Find an equation of the tangent line to the curve at the given poin \[ y=\ln \left(x^{2}-7 x+1\right), \quad(7,0) \] \( y=\square \)

To find the equation of the tangent line at the point \((7, 0)\), we start by determining the derivative of the function \(y=\ln(x^2-7x+1)\). Using the chain rule, we find: \[ \frac{dy}{dx} = \frac{1}{x^2-7x+1} \cdot (2x - 7) \] Next, we evaluate this derivative at \(x = 7\): \[ \frac{dy}{dx}\bigg|_{x=7} = \frac{1}{7^2-7(7)+1} \cdot (2(7) - 7) = \frac{1}{49 - 49 + 1} \cdot (14 - 7) = \frac{1}{1} \cdot 7 = 7 \] Now, we have the slope of the tangent line as \(7\).

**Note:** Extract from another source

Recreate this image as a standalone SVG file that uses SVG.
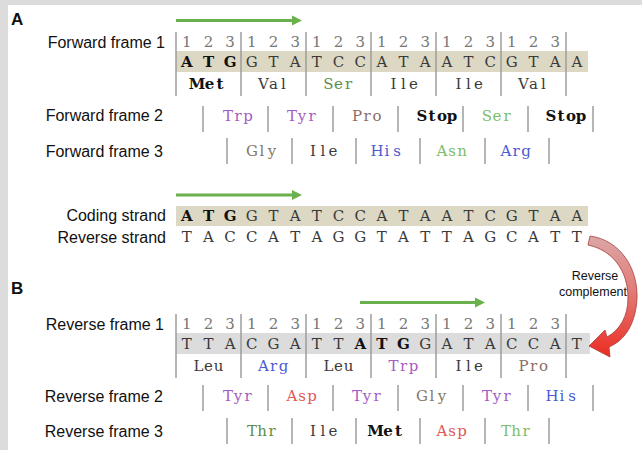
<svg xmlns="http://www.w3.org/2000/svg" width="642" height="450" viewBox="0 0 642 450">
<defs>
<style>
.lbl{font-family:"Liberation Sans",Arial,sans-serif;font-size:16px;fill:#111;text-anchor:end}
.pl{font-family:"Liberation Sans",Arial,sans-serif;font-size:17px;font-weight:bold;fill:#111}
.m{font-family:"DejaVu Serif","Liberation Serif",serif;font-size:15px;text-anchor:middle;fill:#3a3a3a}
.num{fill:#777}
.b{font-weight:bold;fill:#111}
.sep{stroke:#9c9c9c;stroke-width:1.5}
.garr{stroke:#6ab04c;stroke-width:3;fill:none}
.ghead{fill:#6ab04c}
.rc{font-family:"Liberation Sans",Arial,sans-serif;font-size:12.5px;fill:#111;text-anchor:middle}
.c-gray{fill:#3a3a3a}.c-green{fill:#5a8f4a}.c-lgreen{fill:#7dbd6a}.c-purple{fill:#a55cc4}.c-brown{fill:#8c6e64}
.c-gb{fill:#857868}.c-blue{fill:#4b5bd0}.c-red{fill:#e05a55}
</style>
<linearGradient id="rg" x1="0" y1="0" x2="0" y2="1">
<stop offset="0" stop-color="#dba7a7"/>
<stop offset="0.45" stop-color="#e27c78"/>
<stop offset="1" stop-color="#ec2b22"/>
</linearGradient>
</defs>
<rect x="0" y="0" width="642" height="450" fill="#ffffff"/>
<rect x="0" y="0" width="642" height="5" fill="#dcdcdc"/>
<rect x="0" y="0" width="8" height="450" fill="#dcdcdc"/>

<g id="panel-labels">
<text class="pl" x="11" y="25">A</text>
<text class="pl" x="11" y="294">B</text>
</g>

<g id="forward-frame-1">
<rect x="176" y="51" width="412" height="21" fill="#dcd8c4"/>
<text class="lbl" x="165" y="48">Forward frame 1</text>
<text class="m num" y="47" x="186.8 208.5 230.1 251.8 273.5 295.2 316.8 338.5 360.2 381.8 403.5 425.2 446.8 468.5 490.2 511.8 533.5 555.2">123123123123123123</text>
<text class="m" y="67"><tspan class="b" x="186.8 208.5 230.1">ATG</tspan><tspan x="251.8 273.5 295.2 316.8 338.5 360.2 381.8 403.5 425.2 446.8 468.5 490.2 511.8 533.5 555.2 576.8">GTATCCATAATCGTAA</tspan></text>
<g class="sep"><line x1="176" y1="32" x2="176" y2="96"/><line x1="241" y1="32" x2="241" y2="96"/><line x1="306" y1="32" x2="306" y2="96"/><line x1="371" y1="32" x2="371" y2="96"/><line x1="436" y1="32" x2="436" y2="96"/><line x1="501" y1="32" x2="501" y2="96"/><line x1="566" y1="32" x2="566" y2="96"/></g>
<text class="m b" x="197 209.5 220" y="89">Met</text>
<text class="m c-gray" x="263.5 273.5 283.5" y="89">Val</text>
<text class="m c-green" x="328.5 338.5 348.5" y="89">Ser</text>
<text class="m c-gray" x="393.5 403.5 413.5" y="89">Ile</text>
<text class="m c-gray" x="458.5 468.5 478.5" y="89">Ile</text>
<text class="m c-gray" x="523.5 533.5 543.5" y="89">Val</text>
</g>

<g id="forward-frame-2">
<text class="lbl" x="163" y="121">Forward frame 2</text>
<g class="sep"><line x1="203" y1="106" x2="203" y2="132"/><line x1="268" y1="106" x2="268" y2="132"/><line x1="333" y1="106" x2="333" y2="132"/><line x1="398" y1="106" x2="398" y2="132"/><line x1="463" y1="106" x2="463" y2="132"/><line x1="528" y1="106" x2="528" y2="132"/><line x1="593" y1="106" x2="593" y2="132"/></g>
<text class="m c-purple" x="228 238 248" y="121">Trp</text>
<text class="m c-purple" x="292 302 312" y="121">Tyr</text>
<text class="m c-brown" x="357 367 377" y="121">Pro</text>
<text class="m b" x="422 432 442 452" y="121">Stop</text>
<text class="m c-lgreen" x="487 497 507" y="121">Ser</text>
<text class="m b" x="551 561 571 581" y="121">Stop</text>
</g>

<g id="forward-frame-3">
<text class="lbl" x="163" y="157">Forward frame 3</text>
<g class="sep"><line x1="227" y1="138" x2="227" y2="164"/><line x1="292" y1="138" x2="292" y2="164"/><line x1="356" y1="138" x2="356" y2="164"/><line x1="420" y1="138" x2="420" y2="164"/><line x1="485" y1="138" x2="485" y2="164"/><line x1="549" y1="138" x2="549" y2="164"/></g>
<text class="m c-gb" x="252 262 272" y="156">Gly</text>
<text class="m c-gray" x="313 323 333" y="156">Ile</text>
<text class="m c-blue" x="377 387 397" y="156">His</text>
<text class="m c-lgreen" x="442 452 462" y="156">Asn</text>
<text class="m c-blue" x="506 516 526" y="156">Arg</text>
</g>

<g id="coding-strand">
<rect x="176" y="206" width="412" height="20" fill="#dcd8c4"/>
<text class="lbl" x="166" y="221">Coding strand</text>
<text class="m" y="221"><tspan class="b" x="186.8 208.5 230.1">ATG</tspan><tspan x="251.8 273.5 295.2 316.8 338.5 360.2 381.8 403.5 425.2 446.8 468.5 490.2 511.8 533.5 555.2 576.8">GTATCCATAATCGTAA</tspan></text>
</g>

<g id="reverse-strand">
<text class="lbl" x="166" y="243">Reverse strand</text>
<text class="m" y="242" x="186.8 208.5 230.1 251.8 273.5 295.2 316.8 338.5 360.2 381.8 403.5 425.2 446.8 468.5 490.2 511.8 533.5 555.2 576.8">TACCATAGGTATTAGCATT</text>
</g>

<g id="reverse-complement-label">
<text class="rc" x="595" y="280">Reverse</text>
<text class="rc" x="593" y="296">complement</text>
</g>

<g id="reverse-frame-1">
<rect x="176" y="333" width="414" height="21" fill="#dcdcdc"/>
<text class="lbl" x="164" y="330">Reverse frame 1</text>
<text class="m num" y="329" x="186.8 208.5 230.1 251.8 273.5 295.2 316.8 338.5 360.2 381.8 403.5 425.2 446.8 468.5 490.2 511.8 533.5 555.2">123123123123123123</text>
<text class="m" y="349"><tspan x="186.8 208.5 230.1 251.8 273.5 295.2 316.8 338.5">TTACGATT</tspan><tspan class="b" x="360.2 381.8 403.5">ATG</tspan><tspan x="425.2 446.8 468.5 490.2 511.8 533.5 555.2 576.8">GATACCAT</tspan></text>
<g class="sep"><line x1="176" y1="314" x2="176" y2="378"/><line x1="241" y1="314" x2="241" y2="378"/><line x1="306" y1="314" x2="306" y2="378"/><line x1="371" y1="314" x2="371" y2="378"/><line x1="436" y1="314" x2="436" y2="378"/><line x1="501" y1="314" x2="501" y2="378"/><line x1="566" y1="314" x2="566" y2="378"/></g>
<text class="m c-gray" x="198.5 208.5 218.5" y="371">Leu</text>
<text class="m c-blue" x="263.5 273.5 283.5" y="371">Arg</text>
<text class="m c-gray" x="328.5 338.5 348.5" y="371">Leu</text>
<text class="m c-purple" x="393.5 403.5 413.5" y="371">Trp</text>
<text class="m c-gray" x="458.5 468.5 478.5" y="371">Ile</text>
<text class="m c-brown" x="523.5 533.5 543.5" y="371">Pro</text>
</g>

<g id="reverse-frame-2">
<text class="lbl" x="163" y="402">Reverse frame 2</text>
<g class="sep"><line x1="203" y1="385" x2="203" y2="411"/><line x1="268" y1="385" x2="268" y2="411"/><line x1="333" y1="385" x2="333" y2="411"/><line x1="398" y1="385" x2="398" y2="411"/><line x1="463" y1="385" x2="463" y2="411"/><line x1="528" y1="385" x2="528" y2="411"/><line x1="593" y1="385" x2="593" y2="411"/></g>
<text class="m c-purple" x="228 238 248" y="401">Tyr</text>
<text class="m c-red" x="292 302 312" y="401">Asp</text>
<text class="m c-purple" x="357 367 377" y="401">Tyr</text>
<text class="m c-gb" x="422 432 442" y="401">Gly</text>
<text class="m c-purple" x="487 497 507" y="401">Tyr</text>
<text class="m c-blue" x="552 562 572" y="401">His</text>
</g>

<g id="reverse-frame-3">
<text class="lbl" x="163" y="437">Reverse frame 3</text>
<g class="sep"><line x1="227" y1="418" x2="227" y2="444"/><line x1="292" y1="418" x2="292" y2="444"/><line x1="356" y1="418" x2="356" y2="444"/><line x1="420" y1="418" x2="420" y2="444"/><line x1="485" y1="418" x2="485" y2="444"/><line x1="549" y1="418" x2="549" y2="444"/></g>
<text class="m c-green" x="252 262 272" y="436">Thr</text>
<text class="m c-gray" x="313 323 333" y="436">Ile</text>
<text class="m b" x="375.5 388 398.5" y="436">Met</text>
<text class="m c-red" x="442 452 462" y="436">Asp</text>
<text class="m c-lgreen" x="506 516 526" y="436">Thr</text>
</g>

<g id="connectors">
<line class="garr" x1="176" y1="20.5" x2="293" y2="20.5"/><polygon class="ghead" points="292,15.5 302,20.5 292,25.5"/>
<line class="garr" x1="176" y1="195" x2="293" y2="195"/><polygon class="ghead" points="292,190 302,195 292,200"/>
<line class="garr" x1="360" y1="302.5" x2="476" y2="302.5"/><polygon class="ghead" points="475,297.5 485,302.5 475,307.5"/>
<path d="M 590,236 C 620,240 638,268 637,298 C 636,322 626,340 609,347 L 610,357 L 589,346 L 605,330 L 607,337 C 620,330 628,316 628,298 C 628,270 612,250 588,245 Z" fill="url(#rg)" stroke="#a3403c" stroke-width="0.8"/>
</g>
</svg>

The equation of the tangent line in point-slope form is given by: \[ y - y_1 = m(x - x_1) \] Substituting \(m = 7\), \(x_1 = 7\), and \(y_1 = 0\), we have: \[ y - 0 = 7(x - 7) \] Simplifying, we find: \[ y = 7x - 49 \] So, the equation of the tangent line is: \[ y = 7x - 49 \]